#### Exercise details:
Extract the listing in its entirety, keeping each line identical to the original.

──────

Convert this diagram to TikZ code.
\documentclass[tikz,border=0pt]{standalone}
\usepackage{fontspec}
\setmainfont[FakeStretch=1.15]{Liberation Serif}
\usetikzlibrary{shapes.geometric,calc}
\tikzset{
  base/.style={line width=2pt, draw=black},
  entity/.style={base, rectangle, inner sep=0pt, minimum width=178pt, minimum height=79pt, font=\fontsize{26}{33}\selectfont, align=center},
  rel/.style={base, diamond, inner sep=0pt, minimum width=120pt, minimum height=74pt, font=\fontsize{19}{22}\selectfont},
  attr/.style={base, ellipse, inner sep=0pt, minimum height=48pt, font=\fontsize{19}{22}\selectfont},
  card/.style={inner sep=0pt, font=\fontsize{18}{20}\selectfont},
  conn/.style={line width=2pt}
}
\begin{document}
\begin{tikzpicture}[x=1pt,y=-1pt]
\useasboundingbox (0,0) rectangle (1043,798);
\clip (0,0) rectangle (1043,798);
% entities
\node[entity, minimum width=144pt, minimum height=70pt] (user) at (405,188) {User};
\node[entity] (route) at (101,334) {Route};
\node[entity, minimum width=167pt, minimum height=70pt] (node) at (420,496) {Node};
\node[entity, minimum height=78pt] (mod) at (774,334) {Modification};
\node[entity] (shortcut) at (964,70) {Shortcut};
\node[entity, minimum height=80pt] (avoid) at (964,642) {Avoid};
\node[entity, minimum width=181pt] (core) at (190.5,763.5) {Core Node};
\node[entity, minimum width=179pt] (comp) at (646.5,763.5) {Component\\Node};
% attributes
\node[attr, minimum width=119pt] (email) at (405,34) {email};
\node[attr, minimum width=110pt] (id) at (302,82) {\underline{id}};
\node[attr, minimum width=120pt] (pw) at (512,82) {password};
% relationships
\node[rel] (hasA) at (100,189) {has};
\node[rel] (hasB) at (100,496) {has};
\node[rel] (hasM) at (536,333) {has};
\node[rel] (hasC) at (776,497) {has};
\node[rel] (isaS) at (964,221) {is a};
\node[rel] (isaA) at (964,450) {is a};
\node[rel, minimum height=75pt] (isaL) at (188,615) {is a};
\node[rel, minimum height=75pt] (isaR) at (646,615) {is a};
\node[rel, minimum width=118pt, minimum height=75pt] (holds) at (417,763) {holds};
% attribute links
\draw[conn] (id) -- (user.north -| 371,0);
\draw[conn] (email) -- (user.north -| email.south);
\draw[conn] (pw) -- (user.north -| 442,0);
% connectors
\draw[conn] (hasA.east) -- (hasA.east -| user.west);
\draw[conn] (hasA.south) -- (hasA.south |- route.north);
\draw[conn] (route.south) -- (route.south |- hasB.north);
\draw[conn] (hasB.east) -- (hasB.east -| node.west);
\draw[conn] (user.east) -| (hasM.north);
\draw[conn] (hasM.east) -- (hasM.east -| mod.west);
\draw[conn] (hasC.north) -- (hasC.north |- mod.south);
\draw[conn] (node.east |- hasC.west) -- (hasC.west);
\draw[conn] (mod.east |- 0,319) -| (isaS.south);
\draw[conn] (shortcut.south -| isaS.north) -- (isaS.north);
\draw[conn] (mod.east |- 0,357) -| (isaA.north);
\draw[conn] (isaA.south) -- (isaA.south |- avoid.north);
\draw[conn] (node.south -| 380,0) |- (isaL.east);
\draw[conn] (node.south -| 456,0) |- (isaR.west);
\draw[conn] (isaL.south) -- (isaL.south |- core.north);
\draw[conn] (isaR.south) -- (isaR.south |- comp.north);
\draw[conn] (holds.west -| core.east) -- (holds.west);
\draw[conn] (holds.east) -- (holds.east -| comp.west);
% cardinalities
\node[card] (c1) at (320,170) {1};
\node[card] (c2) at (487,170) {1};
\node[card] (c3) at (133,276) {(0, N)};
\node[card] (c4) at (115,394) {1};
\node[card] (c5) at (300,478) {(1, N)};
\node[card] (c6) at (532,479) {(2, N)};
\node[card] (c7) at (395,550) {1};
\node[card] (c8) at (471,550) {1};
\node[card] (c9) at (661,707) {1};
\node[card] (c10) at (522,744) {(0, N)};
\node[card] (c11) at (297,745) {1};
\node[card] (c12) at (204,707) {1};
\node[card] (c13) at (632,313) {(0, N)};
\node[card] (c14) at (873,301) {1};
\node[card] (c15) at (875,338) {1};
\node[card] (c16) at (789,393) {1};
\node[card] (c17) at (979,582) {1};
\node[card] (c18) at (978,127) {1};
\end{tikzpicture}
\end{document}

──────

#### Answer for the task:
Convert this diagram to TikZ code.
\documentclass[tikz,border=0pt]{standalone}
\usepackage{fontspec}
\setmainfont[FakeStretch=1.15]{Liberation Serif}
\usetikzlibrary{shapes.geometric,calc}
\tikzset{
  base/.style={line width=2pt, draw=black},
  entity/.style={base, rectangle, inner sep=0pt, minimum width=178pt, minimum height=79pt, font=\fontsize{26}{33}\selectfont, align=center},
  rel/.style={base, diamond, inner sep=0pt, minimum width=120pt, minimum height=74pt, font=\fontsize{19}{22}\selectfont},
  attr/.style={base, ellipse, inner sep=0pt, minimum height=48pt, font=\fontsize{19}{22}\selectfont},
  card/.style={inner sep=0pt, font=\fontsize{18}{20}\selectfont},
  conn/.style={line width=2pt}
}
\begin{document}
\begin{tikzpicture}[x=1pt,y=-1pt]
\useasboundingbox (0,0) rectangle (1043,798);
\clip (0,0) rectangle (1043,798);
% entities
\node[entity, minimum width=144pt, minimum height=70pt] (user) at (405,188) {User};
\node[entity] (route) at (101,334) {Route};
\node[entity, minimum width=167pt, minimum height=70pt] (node) at (420,496) {Node};
\node[entity, minimum height=78pt] (mod) at (774,334) {Modification};
\node[entity] (shortcut) at (964,70) {Shortcut};
\node[entity, minimum height=80pt] (avoid) at (964,642) {Avoid};
\node[entity, minimum width=181pt] (core) at (190.5,763.5) {Core Node};
\node[entity, minimum width=179pt] (comp) at (646.5,763.5) {Component\\Node};
% attributes
\node[attr, minimum width=119pt] (email) at (405,34) {email};
\node[attr, minimum width=110pt] (id) at (302,82) {\underline{id}};
\node[attr, minimum width=120pt] (pw) at (512,82) {password};
% relationships
\node[rel] (hasA) at (100,189) {has};
\node[rel] (hasB) at (100,496) {has};
\node[rel] (hasM) at (536,333) {has};
\node[rel] (hasC) at (776,497) {has};
\node[rel] (isaS) at (964,221) {is a};
\node[rel] (isaA) at (964,450) {is a};
\node[rel, minimum height=75pt] (isaL) at (188,615) {is a};
\node[rel, minimum height=75pt] (isaR) at (646,615) {is a};
\node[rel, minimum width=118pt, minimum height=75pt] (holds) at (417,763) {holds};
% attribute links
\draw[conn] (id) -- (user.north -| 371,0);
\draw[conn] (email) -- (user.north -| email.south);
\draw[conn] (pw) -- (user.north -| 442,0);
% connectors
\draw[conn] (hasA.east) -- (hasA.east -| user.west);
\draw[conn] (hasA.south) -- (hasA.south |- route.north);
\draw[conn] (route.south) -- (route.south |- hasB.north);
\draw[conn] (hasB.east) -- (hasB.east -| node.west);
\draw[conn] (user.east) -| (hasM.north);
\draw[conn] (hasM.east) -- (hasM.east -| mod.west);
\draw[conn] (hasC.north) -- (hasC.north |- mod.south);
\draw[conn] (node.east |- hasC.west) -- (hasC.west);
\draw[conn] (mod.east |- 0,319) -| (isaS.south);
\draw[conn] (shortcut.south -| isaS.north) -- (isaS.north);
\draw[conn] (mod.east |- 0,357) -| (isaA.north);
\draw[conn] (isaA.south) -- (isaA.south |- avoid.north);
\draw[conn] (node.south -| 380,0) |- (isaL.east);
\draw[conn] (node.south -| 456,0) |- (isaR.west);
\draw[conn] (isaL.south) -- (isaL.south |- core.north);
\draw[conn] (isaR.south) -- (isaR.south |- comp.north);
\draw[conn] (holds.west -| core.east) -- (holds.west);
\draw[conn] (holds.east) -- (holds.east -| comp.west);
% cardinalities
\node[card] (c1) at (320,170) {1};
\node[card] (c2) at (487,170) {1};
\node[card] (c3) at (133,276) {(0, N)};
\node[card] (c4) at (115,394) {1};
\node[card] (c5) at (300,478) {(1, N)};
\node[card] (c6) at (532,479) {(2, N)};
\node[card] (c7) at (395,550) {1};
\node[card] (c8) at (471,550) {1};
\node[card] (c9) at (661,707) {1};
\node[card] (c10) at (522,744) {(0, N)};
\node[card] (c11) at (297,745) {1};
\node[card] (c12) at (204,707) {1};
\node[card] (c13) at (632,313) {(0, N)};
\node[card] (c14) at (873,301) {1};
\node[card] (c15) at (875,338) {1};
\node[card] (c16) at (789,393) {1};
\node[card] (c17) at (979,582) {1};
\node[card] (c18) at (978,127) {1};
\end{tikzpicture}
\end{document}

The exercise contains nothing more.